There, they asked the man to give them permission to search his bags. To that end, they asked him to sign an English-only consent form.

The man, who has a Grade 2 education and whose first language is Inuktitut, complied with the request, signed the form, and volunteered that he had five joints in his luggage.

Allen and Gingras found the large panda bear inside one of the suitcases, noticed some hand sewing at the back, found the 1,649 grams of marijuana in five vacuum-packed bags, and charged the man with possession of marijuana for the purpose of trafficking.

At a special evidence hearing held Jan. 30 and Jan. 31, the man’s lawyer argued the drug evidence should be thrown out, on the grounds that police breached the man’s Charter rights.
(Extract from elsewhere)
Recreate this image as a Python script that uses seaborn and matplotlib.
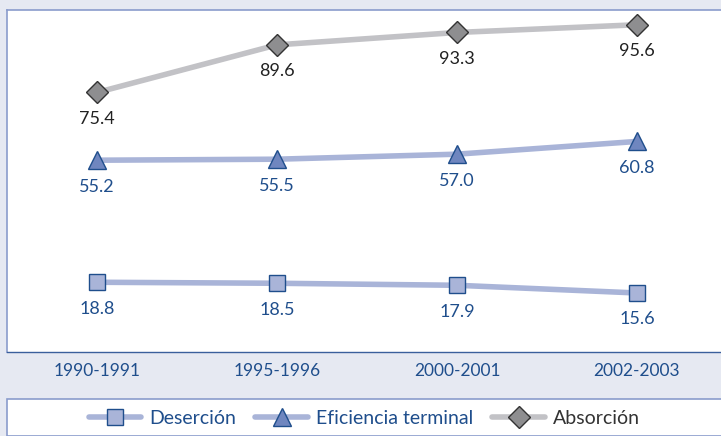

Johnson ruled in his judgment, after a lengthy analysis of case law, that police did indeed breach the man’s right, under Section 9 of the Charter of Rights, to be free from arbitrary detention.

“It was his first encounter with the police and he had a limited knowledge of English… He was scared about what might happen to him if he refused to accompany the police and felt he had no choice but to go with them into the office,” Johnson said.
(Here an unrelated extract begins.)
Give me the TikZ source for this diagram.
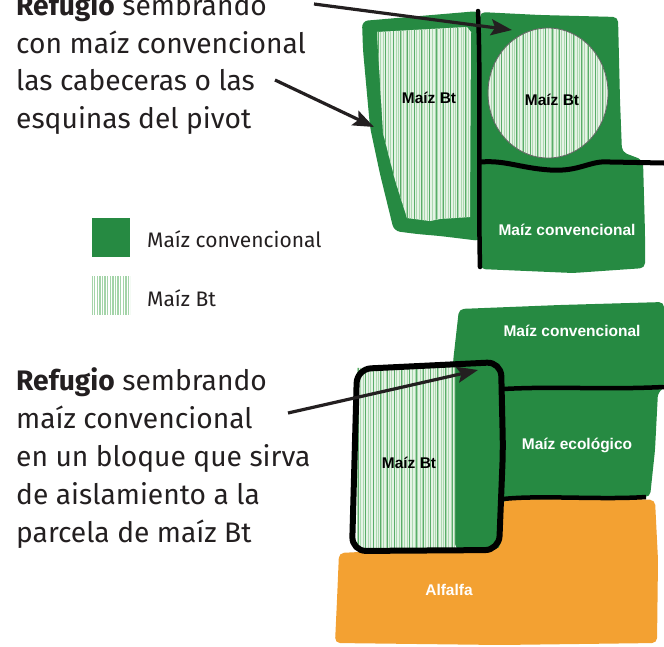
\documentclass[tikz,border=0pt]{standalone}
\usepackage{fontspec}
\setmainfont{Fira Sans}
\newfontfamily\lblfont{Liberation Sans}
\usetikzlibrary{arrows.meta}
\definecolor{fieldgreen}{RGB}{38,138,66}
\definecolor{alforange}{RGB}{243,161,50}
\definecolor{inkdark}{RGB}{35,31,32}
\definecolor{btbase}{RGB}{230,243,230}
\definecolor{btstripe}{RGB}{172,216,176}
\definecolor{btdark}{RGB}{90,172,106}
\tikzset{
  greenfield/.style={fill=fieldgreen, draw=none},
  orangefield/.style={fill=alforange, draw=none},
  border/.style={draw=black, line width=5pt, line cap=round, line join=round},
  pointer/.style={draw=inkdark, line width=3.2pt, -{Stealth[length=21pt,width=16pt,inset=4pt]}},
  darklabel/.style={font=\lblfont\bfseries\fontsize{15.5}{18}\selectfont, text=black, inner sep=0pt},
  whitelabel/.style={font=\lblfont\bfseries\fontsize{15.5}{18}\selectfont, text=white, inner sep=0pt},
  bodyline/.style={font=\fontsize{28.2}{37.5}\selectfont, text=inkdark, anchor=base west, inner sep=0pt},
  legendline/.style={font=\fontsize{21}{24}\selectfont, text=inkdark, anchor=base west, inner sep=0pt},
}
\newcommand\btstripes[4]{%
  \fill[btbase] (#1,#3) rectangle (#2,#4);
  \foreach \xx in {0,2.6,...,300} {\draw[btstripe, line width=0.9pt] ({#1+\xx},#3) -- ({#1+\xx},#4);}
  \foreach \xx in {1.3,8.5,...,300} {\draw[btdark, line width=0.6pt] ({#1+\xx},#3) -- ({#1+\xx},#4);}
}
\begin{document}
\begin{tikzpicture}[x=1pt,y=-1pt]
\useasboundingbox (0,0) rectangle (664,646);

% ---------------- top diagram ----------------
% left field (green border)
\fill[greenfield, rounded corners=6pt] (362,21) -- (420,16) -- (479,11) -- (481,241) -- (440,236) -- (417,234) -- (394,231) -- (380,174) -- (370,127) -- (363,50) -- cycle;
% left field Bt core
\begin{scope}
  \clip (377,32) -- (467,27) -- (471,32) -- (470,217) -- (440,219) -- (430,221) -- (407,218) -- (395,180) -- (383,133) -- cycle;
  \btstripes{370}{475}{25}{225}
\end{scope}
% right field
\fill[greenfield, rounded corners=5pt] (480,12) -- (540,15) -- (618,17) -- (620,100) -- (622,152) -- (643,160) -- (645,233) -- (645,268) -- (573,273) -- (480,269) -- cycle;
% pivot circle
\begin{scope}
  \clip (548,93) ellipse [x radius=60, y radius=65];
  \btstripes{486}{610}{26}{160}
\end{scope}
\draw[black!60, line width=0.8pt] (548,93) ellipse [x radius=60, y radius=65];
% boundary lines
\draw[border, line width=4.5pt] (478,11) .. controls (481,80) and (478,180) .. (480,267);
\draw[border, line width=5pt, line cap=butt] (481,162) .. controls (505,160) and (520,168) .. (550,170) .. controls (580,172) and (590,160) .. (610,162) -- (664,163);

\node[darklabel] (btleft) at (429,98) {Maíz Bt};
\node[darklabel] (btcircle) at (552,100) {Maíz Bt};
\node[whitelabel] (convtop) at (567,230) {Maíz convencional};

% top text
\node[bodyline] (t1) at (16,15.5) {\textbf{Refugio} sembrando};
\node[bodyline] (t2) at (16,53) {con maíz convencional};
\node[bodyline] (t3) at (16,90.5) {las cabeceras o las};
\node[bodyline] (t4) at (16,128) {esquinas del pivot};

\coordinate (a1s) at (314,4);
\coordinate (a1e) at (512,30);
\coordinate (a2s) at (275,80);
\coordinate (a2e) at (374,127);
\draw[pointer] (a1s) -- (a1e);
\draw[pointer] (a2s) -- (a2e);

% legend
\fill[fieldgreen] (92,218) rectangle (130,257);
\begin{scope}
  \clip (92,276) rectangle (130,315);
  \fill[white] (92,276) rectangle (130,315);
  \foreach \xx in {0,2.6,...,40} {\draw[btstripe!90!btdark, line width=1.4pt] ({92+\xx},276) -- ({92+\xx},315);}
\end{scope}
\node[legendline] (lg1) at (147,247) {Maíz convencional};
\node[legendline] (lg2) at (147,306) {Maíz Bt};

% ---------------- bottom diagram ----------------
% orange alfalfa
\fill[orangefield, rounded corners=5pt] (503,500) -- (600,497) -- (655,500) -- (658,560) -- (657,643) -- (500,645) -- (335,643) -- (337,600) -- (339,553) -- (400,550) -- (500,548) -- cycle;
% green fields
\fill[greenfield, rounded corners=5pt] (459,309) -- (560,305) -- (664,302) -- (664,388) -- (658,392) -- (655,450) -- (650,497) -- (503,500) -- (500,549) -- (455,549) -- (453,362) -- cycle;
% Bt block
\begin{scope}
  \clip (357,368) -- (455,364) -- (455,550) -- (357,550) -- cycle;
  \btstripes{350}{460}{360}{555}
\end{scope}
% boundary lines
\draw[border, line width=4.5pt, line cap=butt] (503,389) .. controls (560,386) and (600,390) .. (664,387);
\draw[border, line width=4.5pt, line cap=butt] (503,499) .. controls (540,495) and (600,500) .. (646,497);
\draw[border, line width=6pt, rounded corners=14pt] (357,369) -- (440,365) -- (501,362) -- (503,450) -- (499,550) -- (352,551) -- cycle;

\node[whitelabel] (convbot) at (572,331) {Maíz convencional};
\node[whitelabel] (eco) at (577,445) {Maíz ecológico};
\node[darklabel] (btbot) at (409,463) {Maíz Bt};
\node[whitelabel] (alf) at (449,590) {Alfalfa};

% bottom text
\node[bodyline] (b1) at (16,390) {\textbf{Refugio} sembrando};
\node[bodyline] (b2) at (16,428) {maíz convencional};
\node[bodyline] (b3) at (16,466) {en un bloque que sirva};
\node[bodyline] (b4) at (16,504) {de aislamiento a la};
\node[bodyline] (b5) at (16,542) {parcela de maíz Bt};

\coordinate (a3s) at (288,413);
\coordinate (a3e) at (478,370);
\draw[pointer] (a3s) -- (a3e);
\end{tikzpicture}
\end{document}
Johnson also ruled that when they first detained him, police breached the man’s right to contact a lawyer, under Section 10 of the Charter.
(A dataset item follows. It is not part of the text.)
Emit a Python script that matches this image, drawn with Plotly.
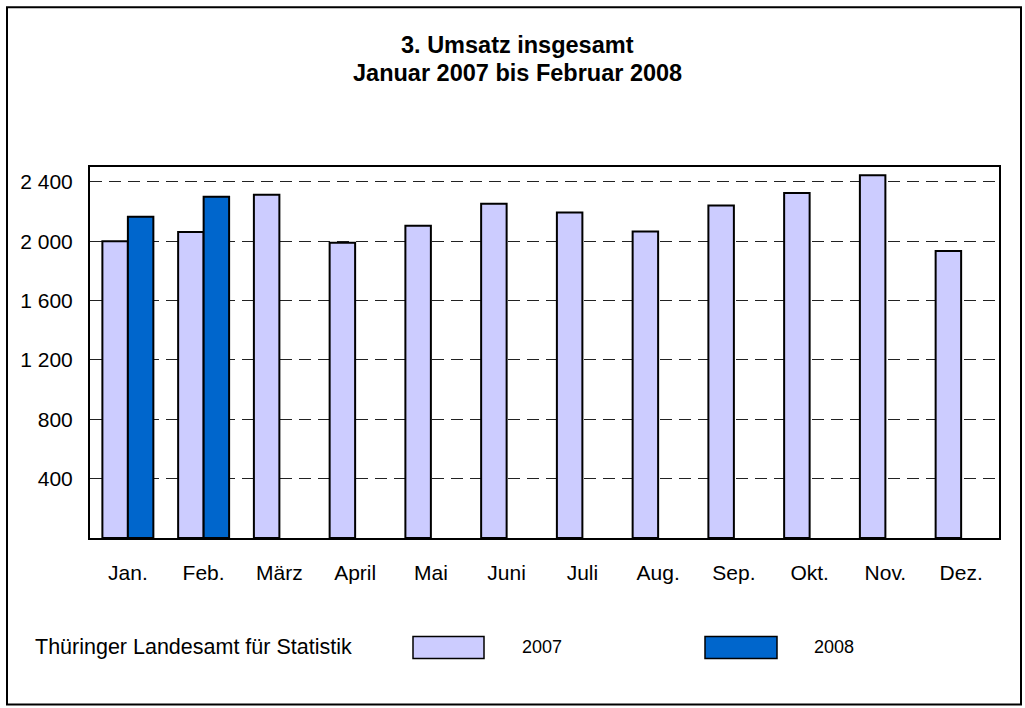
import plotly.graph_objects as go

months = ["Jan.", "Feb.", "März", "April", "Mai", "Juni", "Juli", "Aug.", "Sep.", "Okt.", "Nov.", "Dez."]
values_2007 = [2000, 2062, 2313, 1990, 2104, 2252, 2194, 2066, 2241, 2324, 2445, 1934]
values_2008 = [2165, 2300, None, None, None, None, None, None, None, None, None, None]
y_tickvals = [400, 800, 1200, 1600, 2000, 2400]
y_ticktext = ["400", "800", "1 200", "1 600", "2 000", "2 400"]

W, H = 1025, 708
L, R, T, B = 90, 999, 167, 538.4
FONT = "Liberation Sans, Arial, sans-serif"


def px(x):
    return (x - L) / (R - L)


def py(y):
    return (B - y) / (B - T)


fig = go.Figure()
fig.add_trace(go.Bar(x=months, y=values_2007, name="2007",
                     marker=dict(color="#CCCCFF", line=dict(color="#000000", width=2))))
fig.add_trace(go.Bar(x=months, y=values_2008, name="2008",
                     marker=dict(color="#0066CC", line=dict(color="#000000", width=2))))

shapes = [
    dict(type="rect", xref="paper", yref="paper", x0=px(7), x1=px(1021), y0=py(705), y1=py(7),
         line=dict(color="#000000", width=2), fillcolor="rgba(0,0,0,0)", layer="below"),
    dict(type="rect", xref="paper", yref="paper", x0=px(413), x1=px(484), y0=py(659), y1=py(637),
         line=dict(color="#000000", width=1.5), fillcolor="#CCCCFF"),
    dict(type="rect", xref="paper", yref="paper", x0=px(705), x1=px(777), y0=py(659), y1=py(637),
         line=dict(color="#000000", width=1.5), fillcolor="#0066CC"),
]

annotations = [
    dict(text="<b>3. Umsatz insgesamt</b>", x=px(517), y=py(45), xref="paper", yref="paper",
         showarrow=False, xanchor="center", yanchor="middle", font=dict(size=23.5, color="#000000", family=FONT)),
    dict(text="<b>Januar 2007 bis Februar 2008</b>", x=px(517), y=py(73), xref="paper", yref="paper",
         showarrow=False, xanchor="center", yanchor="middle", font=dict(size=23.5, color="#000000", family=FONT)),
    dict(text="Thüringer Landesamt für Statistik", x=px(33), y=py(648), xref="paper", yref="paper",
         showarrow=False, xanchor="left", yanchor="middle", font=dict(size=21.5, color="#000000", family=FONT)),
    dict(text="2007", x=px(520), y=py(648), xref="paper", yref="paper",
         showarrow=False, xanchor="left", yanchor="middle", font=dict(size=18, color="#000000", family=FONT)),
    dict(text="2008", x=px(812), y=py(648), xref="paper", yref="paper",
         showarrow=False, xanchor="left", yanchor="middle", font=dict(size=18, color="#000000", family=FONT)),
]

fig.update_layout(
    width=W, height=H,
    margin=dict(l=L, r=W - R, t=T, b=H - B, pad=0),
    paper_bgcolor="#FFFFFF", plot_bgcolor="#FFFFFF",
    barmode="group", bargap=0.327, bargroupgap=0,
    showlegend=False,
    shapes=shapes, annotations=annotations,
    font=dict(family=FONT, color="#000000"),
)
fig.update_xaxes(showline=True, linecolor="#000000", linewidth=2, mirror=True,
                 showgrid=False, ticks="", ticklabelstandoff=15,
                 tickfont=dict(size=21, family=FONT, color="#000000"))
fig.update_yaxes(range=[0, 2500], tickvals=y_tickvals, ticktext=y_ticktext,
                 showline=True, linecolor="#000000", linewidth=2, mirror=True,
                 showgrid=True, gridcolor="#222222", gridwidth=1, griddash="12px,7px",
                 zeroline=False, ticks="", ticklabelstandoff=11,
                 tickfont=dict(size=21, family=FONT, color="#000000"))

fig.write_html(
    "out.html",
    config={"displayModeBar": False},
    post_script="document.body.style.margin='0';document.body.style.overflow='hidden';",
)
But after the the man was formally arrested, police did properly advise him of his right to counsel, Johnson found.

And Johnson found the police search of the man’s luggage breached his right to be free from unreasonable search and seizure, under Section 8 of the Charter.

That’s because the man did not give informed consent to the search.

“It would have been difficult for any ordinary member of the public to fully understand their rights in that short time frame. When you add the challenges posed by the applicant’s understanding of English legal terms I am satisfied that he did not give an informed consent,” Johnson said.

But despite all that, Johnson ruled the seriousness of the RCMP’s breaches of the man’s rights “falls into the lower end of the spectrum.”

“While I have found the consent was not an informed consent, the seriousness of the breach was similarly reduced because the police could reasonably have believed that the applicant was willing to have his luggage searched. They were acting in good faith because the applicant appeared to understand English and never said anything to the officers to suggest that he did not understand,” Johnson ruled.

He also cited the the recent follow-back study on suicide in Nunavut,  Learning From Lives That Have Been Lived by Dr. Eduardo Chachamovich and Monica Tomlinson.

That study found cannabis abuse is a major risk factor for suicide in Nunavut.

He also said cannabis abuse is a “big social problem in Nunavut” and that “many people who live in poverty and cannot afford it are spending money on this drug instead of providing the necessities of life to their families.”

At the same time, he said police in Nunavut should get an Inuktitut version of the standard search consent form and make an interpreter available in future.

Editor’s note: Though we are not legally prohibited from publishing the accused’s name, we are withholding it so we can open comments to let readers discuss the public issues raised by this case, while at the same time protecting the accused’s right to a fair trial. As usual, we ask readers to avoid libel, contempt of court, excessively abusive language and deliberate misinformation. We delete all unacceptable comments immediately. All such decisions are final.